### WORK INSTRUCTIONS
Without the pictures, repeat the listing character for character.

**********

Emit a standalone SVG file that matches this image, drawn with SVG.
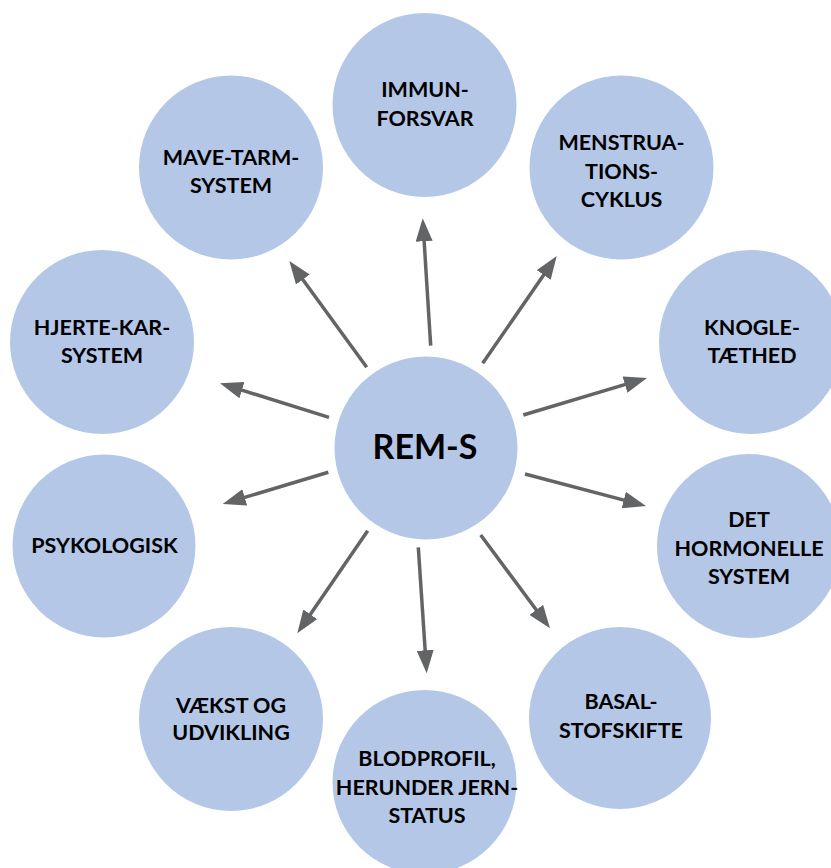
<svg xmlns="http://www.w3.org/2000/svg" width="831" height="868" viewBox="0 0 831 868">
  <style>
    .node { fill: #B4C7E7; }
    .lbl { font-family: Lato, "Open Sans", "Liberation Sans", sans-serif; font-weight: bold; font-size: 21.5px; fill: #000; text-anchor: middle; }
    .main { font-size: 34px; }
    .arrow { stroke: #636466; stroke-width: 3.5; fill: none; marker-end: url(#head); }
  </style>
  <defs>
    <marker id="head" markerUnits="userSpaceOnUse" markerWidth="23" markerHeight="17" refX="11" refY="8.5" orient="auto">
      <path d="M0,0 L23,8.5 L0,17 Z" fill="#636466"/>
    </marker>
  </defs>
  <rect width="831" height="868" fill="#fff"/>

  <!-- spokes from the hub to each topic -->
  <g id="connectors">
    <line class="arrow" x1="430.7" y1="345.7" x2="423.45" y2="230.3"/>
    <line class="arrow" x1="482.7" y1="363.3" x2="549.9" y2="265.9"/>
    <line class="arrow" x1="523.3" y1="415" x2="635.5" y2="381.4"/>
    <line class="arrow" x1="525" y1="474" x2="634.4" y2="502.9"/>
    <line class="arrow" x1="480.7" y1="535" x2="542.85" y2="618.7"/>
    <line class="arrow" x1="418.3" y1="547.3" x2="425.9" y2="661.3"/>
    <line class="arrow" x1="367.7" y1="530.7" x2="304.1" y2="623.4"/>
    <line class="arrow" x1="328.3" y1="472.3" x2="234.2" y2="500.55"/>
    <line class="arrow" x1="329" y1="417.3" x2="231.45" y2="386.9"/>
    <line class="arrow" x1="366.7" y1="367.3" x2="296.4" y2="270.7"/>
  </g>

  <g id="rem-s">
    <circle class="node" cx="426" cy="448" r="91.5"/>
    <text class="lbl main" x="425" y="459">REM-S</text>
  </g>

  <g id="immunforsvar">
    <circle class="node" cx="424.5" cy="105" r="92"/>
    <text class="lbl" x="425" y="97">IMMUN-</text>
    <text class="lbl" x="425" y="126">FORSVAR</text>
  </g>

  <g id="menstruationscyklus">
    <circle class="node" cx="621.5" cy="167.5" r="92"/>
    <text class="lbl" x="621.5" y="150">MENSTRUA-</text>
    <text class="lbl" x="621.5" y="178.5">TIONS-</text>
    <text class="lbl" x="621.5" y="207">CYKLUS</text>
  </g>

  <g id="knogletaethed">
    <circle class="node" cx="751" cy="342" r="92"/>
    <text class="lbl" x="752" y="335">KNOGLE-</text>
    <text class="lbl" x="752" y="363">TÆTHED</text>
  </g>

  <g id="hormonelle-system">
    <circle class="node" cx="749" cy="546" r="92"/>
    <text class="lbl" x="749" y="527">DET</text>
    <text class="lbl" x="749" y="556">HORMONELLE</text>
    <text class="lbl" x="749" y="584">SYSTEM</text>
  </g>

  <g id="basalstofskifte">
    <circle class="node" cx="620" cy="718" r="91"/>
    <text class="lbl" x="621" y="709">BASAL-</text>
    <text class="lbl" x="621" y="738">STOFSKIFTE</text>
  </g>

  <g id="blodprofil">
    <circle class="node" cx="424.5" cy="782" r="92"/>
    <text class="lbl" x="427" y="766">BLODPROFIL,</text>
    <text class="lbl" x="427" y="795">HERUNDER JERN-</text>
    <text class="lbl" x="427" y="823">STATUS</text>
  </g>

  <g id="vaekst-udvikling">
    <circle class="node" cx="231" cy="719" r="92"/>
    <text class="lbl" x="231" y="713">VÆKST OG</text>
    <text class="lbl" x="231" y="740">UDVIKLING</text>
  </g>

  <g id="psykologisk">
    <circle class="node" cx="104" cy="546" r="91.5"/>
    <text class="lbl" x="104.5" y="553">PSYKOLOGISK</text>
  </g>

  <g id="hjerte-kar-system">
    <circle class="node" cx="102" cy="342" r="92"/>
    <text class="lbl" x="102" y="335">HJERTE-KAR-</text>
    <text class="lbl" x="102" y="363">SYSTEM</text>
  </g>

  <g id="mave-tarm-system">
    <circle class="node" cx="231" cy="167.5" r="92"/>
    <text class="lbl" x="231" y="165">MAVE-TARM-</text>
    <text class="lbl" x="231" y="193">SYSTEM</text>
  </g>
</svg>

**********

### EXERCISE RESPONSE
Emit a standalone SVG file that matches this image, drawn with SVG.
<svg xmlns="http://www.w3.org/2000/svg" width="831" height="868" viewBox="0 0 831 868">
  <style>
    .node { fill: #B4C7E7; }
    .lbl { font-family: Lato, "Open Sans", "Liberation Sans", sans-serif; font-weight: bold; font-size: 21.5px; fill: #000; text-anchor: middle; }
    .main { font-size: 34px; }
    .arrow { stroke: #636466; stroke-width: 3.5; fill: none; marker-end: url(#head); }
  </style>
  <defs>
    <marker id="head" markerUnits="userSpaceOnUse" markerWidth="23" markerHeight="17" refX="11" refY="8.5" orient="auto">
      <path d="M0,0 L23,8.5 L0,17 Z" fill="#636466"/>
    </marker>
  </defs>
  <rect width="831" height="868" fill="#fff"/>

  <!-- spokes from the hub to each topic -->
  <g id="connectors">
    <line class="arrow" x1="430.7" y1="345.7" x2="423.45" y2="230.3"/>
    <line class="arrow" x1="482.7" y1="363.3" x2="549.9" y2="265.9"/>
    <line class="arrow" x1="523.3" y1="415" x2="635.5" y2="381.4"/>
    <line class="arrow" x1="525" y1="474" x2="634.4" y2="502.9"/>
    <line class="arrow" x1="480.7" y1="535" x2="542.85" y2="618.7"/>
    <line class="arrow" x1="418.3" y1="547.3" x2="425.9" y2="661.3"/>
    <line class="arrow" x1="367.7" y1="530.7" x2="304.1" y2="623.4"/>
    <line class="arrow" x1="328.3" y1="472.3" x2="234.2" y2="500.55"/>
    <line class="arrow" x1="329" y1="417.3" x2="231.45" y2="386.9"/>
    <line class="arrow" x1="366.7" y1="367.3" x2="296.4" y2="270.7"/>
  </g>

  <g id="rem-s">
    <circle class="node" cx="426" cy="448" r="91.5"/>
    <text class="lbl main" x="425" y="459">REM-S</text>
  </g>

  <g id="immunforsvar">
    <circle class="node" cx="424.5" cy="105" r="92"/>
    <text class="lbl" x="425" y="97">IMMUN-</text>
    <text class="lbl" x="425" y="126">FORSVAR</text>
  </g>

  <g id="menstruationscyklus">
    <circle class="node" cx="621.5" cy="167.5" r="92"/>
    <text class="lbl" x="621.5" y="150">MENSTRUA-</text>
    <text class="lbl" x="621.5" y="178.5">TIONS-</text>
    <text class="lbl" x="621.5" y="207">CYKLUS</text>
  </g>

  <g id="knogletaethed">
    <circle class="node" cx="751" cy="342" r="92"/>
    <text class="lbl" x="752" y="335">KNOGLE-</text>
    <text class="lbl" x="752" y="363">TÆTHED</text>
  </g>

  <g id="hormonelle-system">
    <circle class="node" cx="749" cy="546" r="92"/>
    <text class="lbl" x="749" y="527">DET</text>
    <text class="lbl" x="749" y="556">HORMONELLE</text>
    <text class="lbl" x="749" y="584">SYSTEM</text>
  </g>

  <g id="basalstofskifte">
    <circle class="node" cx="620" cy="718" r="91"/>
    <text class="lbl" x="621" y="709">BASAL-</text>
    <text class="lbl" x="621" y="738">STOFSKIFTE</text>
  </g>

  <g id="blodprofil">
    <circle class="node" cx="424.5" cy="782" r="92"/>
    <text class="lbl" x="427" y="766">BLODPROFIL,</text>
    <text class="lbl" x="427" y="795">HERUNDER JERN-</text>
    <text class="lbl" x="427" y="823">STATUS</text>
  </g>

  <g id="vaekst-udvikling">
    <circle class="node" cx="231" cy="719" r="92"/>
    <text class="lbl" x="231" y="713">VÆKST OG</text>
    <text class="lbl" x="231" y="740">UDVIKLING</text>
  </g>

  <g id="psykologisk">
    <circle class="node" cx="104" cy="546" r="91.5"/>
    <text class="lbl" x="104.5" y="553">PSYKOLOGISK</text>
  </g>

  <g id="hjerte-kar-system">
    <circle class="node" cx="102" cy="342" r="92"/>
    <text class="lbl" x="102" y="335">HJERTE-KAR-</text>
    <text class="lbl" x="102" y="363">SYSTEM</text>
  </g>

  <g id="mave-tarm-system">
    <circle class="node" cx="231" cy="167.5" r="92"/>
    <text class="lbl" x="231" y="165">MAVE-TARM-</text>
    <text class="lbl" x="231" y="193">SYSTEM</text>
  </g>
</svg>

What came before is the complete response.